Many studies of learning in hypertext have focused on offline measures of comprehension, i.e. the final product of reading such as success in answering comprehension questions. A problem with these measures is that they don’t capture the underlying cognitive processes that ultimately lead to that final result. Both aspects are causally related, as the former leads to the latter. To cope with this problem it has been pointed out the importance of analyzing online data incombination to offline measures (Rouet & Passerault, 1999). Three main online measures have been used in the literature: students’ eye movements, navigation decisions, and think aloud protocols. Each of this measure provides a unique view of the students’ cognitive processes used during the learning task (e.g. time spent reading a relevant word, the decision whether to select a link, the regulation reason that leads to a specific behavior…).
However, in the literature of hypertext comprehension online measures have been traditionally used in isolation. We propose data triangulation by using the methodology of cued retrospective think aloud (van Gog, Paas, van Merrienboer and Witte, 2005), which would provide a richer picture of the strategies used by middle school students to read and navigate in Wikipedia. In cued retrospective think aloud students first perform the task at their own pace, while their eye movements are recorded. After completing the task, students are shown a video that reproduces their exact behavior (eye-movements and navigation) in the Wikipedia document. Students are requested to explain what they were thinking while they read and navigate each specific part of the hypertext, using the video as a cue. With this methodology we aim to capture how students combine information decoding, interpretation and use of comprehension and navigation strategies, which is not present in each of the online measures if used in isolation.For example, analyzing eye-movements we can observe if a student paid special attention to an irrelevant link, with the navigation information we can know if she finally clicked on it or didn’t, and the think – aloud protocol let us know why did she take that decision.

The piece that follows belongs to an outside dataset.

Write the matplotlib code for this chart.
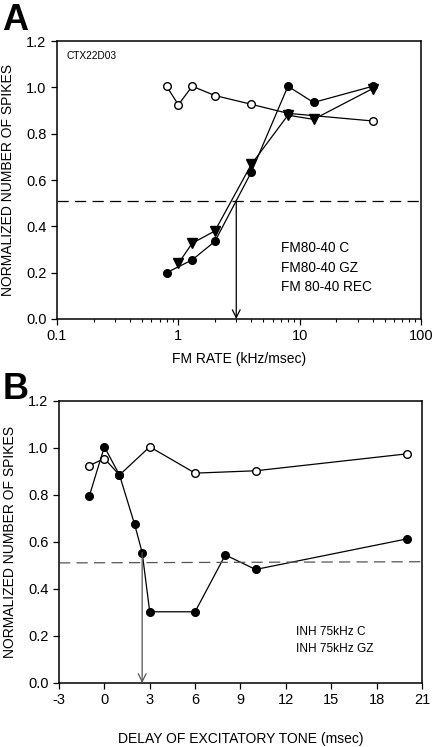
import matplotlib.pyplot as plt
from matplotlib.ticker import LogLocator, NullFormatter, FixedLocator

plt.rcParams['font.family'] = ['Liberation Sans', 'DejaVu Sans']
plt.rcParams['axes.unicode_minus'] = False

# panel A: FM rate
fm_c_x = [0.8, 1.3, 2.0, 4.0, 8.0, 13.0, 40.0]
fm_c_y = [0.20, 0.255, 0.335, 0.635, 1.005, 0.935, 1.005]
fm_gz_x = [1.0, 1.3, 2.0, 4.0, 8.0, 13.0, 40.0]
fm_gz_y = [0.24, 0.327, 0.38, 0.668, 0.88, 0.862, 0.995]
fm_rec_x = [0.8, 1.0, 1.3, 2.0, 4.0, 8.0, 40.0]
fm_rec_y = [1.005, 0.925, 1.005, 0.965, 0.927, 0.888, 0.855]
fm_half = 0.511
fm_cross = 3.0
fm_labels = ["FM80-40 C", "FM80-40 GZ", "FM 80-40 REC"]

# panel B: delay
inh_c_x = [-1, 0, 1, 2, 2.5, 3, 6, 8, 10, 20]
inh_c_y = [0.795, 1.005, 0.885, 0.675, 0.555, 0.303, 0.303, 0.545, 0.483, 0.613]
inh_gz_x = [-1, 0, 1, 3, 6, 10, 20]
inh_gz_y = [0.925, 0.955, 0.885, 1.005, 0.893, 0.903, 0.975]
inh_half_left = 0.511
inh_half_right = 0.516
inh_cross = 2.5
inh_labels = ["INH 75kHz C", "INH 75kHz GZ"]

fig = plt.figure(figsize=(4.32, 7.47), dpi=100)
ax_a = fig.add_axes([0.132, 0.573, 0.8426, 0.372])
ax_b = fig.add_axes([0.1366, 0.0857, 0.840, 0.3775])

mk = dict(markersize=5.5, markeredgecolor='black', linewidth=0.9, color='black')

# --- A ---
ax_a.plot(fm_rec_x, fm_rec_y, marker='o', markerfacecolor='white', **mk)
ax_a.plot(fm_c_x, fm_c_y, marker='o', markerfacecolor='black', **mk)
ax_a.plot(fm_gz_x, fm_gz_y, marker='v', markerfacecolor='black', markersize=6.5,
          markeredgecolor='black', linewidth=0.9, color='black')
ax_a.axhline(fm_half, color='black', linewidth=0.9, dashes=(9, 5))
ax_a.annotate('', xy=(fm_cross, 0), xytext=(fm_cross, fm_half),
              arrowprops=dict(arrowstyle='->', color='black', lw=0.9, mutation_scale=14,
                              shrinkA=0, shrinkB=0))
ax_a.set_xscale('log')
ax_a.set_xlim(0.1, 100)
ax_a.set_ylim(0, 1.2)
ax_a.xaxis.set_major_locator(FixedLocator([0.1, 1, 10, 100]))
ax_a.set_xticklabels(['0.1', '1', '10', '100'])
ax_a.xaxis.set_minor_locator(LogLocator(base=10, subs=range(2, 10)))
ax_a.xaxis.set_minor_formatter(NullFormatter())
ax_a.set_yticks([0, 0.2, 0.4, 0.6, 0.8, 1.0, 1.2])
ax_a.set_yticklabels(['0.0', '0.2', '0.4', '0.6', '0.8', '1.0', '1.2'])
ax_a.set_xlabel('FM RATE (kHz/msec)', fontsize=10, labelpad=6)
ax_a.set_ylabel('NORMALIZED NUMBER OF SPIKES', fontsize=10, labelpad=8)
ax_a.text(0.027, 0.946, 'CTX22D03', transform=ax_a.transAxes, fontsize=7.3, va='center')
for lbl, yy in zip(fm_labels, [0.255, 0.183, 0.115]):
    ax_a.text(0.615, yy, lbl, transform=ax_a.transAxes, fontsize=9.8, va='center')

# --- B ---
ax_b.plot(inh_gz_x, inh_gz_y, marker='o', markerfacecolor='white', **mk)
ax_b.plot(inh_c_x, inh_c_y, marker='o', markerfacecolor='black', **mk)
ax_b.plot([-3, 21], [inh_half_left, inh_half_right], color='#555555', linewidth=0.9, dashes=(9, 5))
ax_b.annotate('', xy=(inh_cross, 0), xytext=(inh_cross, inh_c_y[4]),
              arrowprops=dict(arrowstyle='->', color='#555555', lw=0.9, mutation_scale=14,
                              shrinkA=0, shrinkB=0))
ax_b.set_xlim(-3, 21)
ax_b.set_ylim(0, 1.2)
ax_b.set_xticks(range(-3, 22, 3))
ax_b.set_yticks([0, 0.2, 0.4, 0.6, 0.8, 1.0, 1.2])
ax_b.set_yticklabels(['0.0', '0.2', '0.4', '0.6', '0.8', '1.0', '1.2'])
ax_b.set_xlabel('DELAY OF EXCITATORY TONE (msec)', fontsize=10, labelpad=18)
ax_b.set_ylabel('NORMALIZED NUMBER OF SPIKES', fontsize=10, labelpad=8)
for lbl, yy in zip(inh_labels, [0.182, 0.12]):
    ax_b.text(0.652, yy, lbl, transform=ax_b.transAxes, fontsize=8.6, va='center')

for ax in (ax_a, ax_b):
    ax.tick_params(axis='both', which='major', labelsize=10.5, direction='out',
                   length=4, width=0.9, top=False, right=False)
    ax.tick_params(axis='x', which='minor', direction='out', length=2.5, width=0.8)
    for sp in ax.spines.values():
        sp.set_linewidth(1.1)

fig.text(0.005, 0.996, 'A', fontsize=26, fontweight='bold', va='top', ha='left')
fig.text(0.005, 0.502, 'B', fontsize=26, fontweight='bold', va='top', ha='left')

fig.savefig('out.png', dpi=100)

Following this rationale, we are currently applying that technique in a study in which 31 high-school students that read and navigate in a Wikipedia document to learn about the French Revolution. We are currently analyzing the data, and preliminary analysis will be reported at the conference. We expect that the use of the cued retrospective think aloud will allow us to identify complex reading and navigation strategies used by high-school students, and its relation with comprehension outcomes.
Keywords:
Eye-movements, hypertext, cued think aloud, wikipedia, navigation decisions.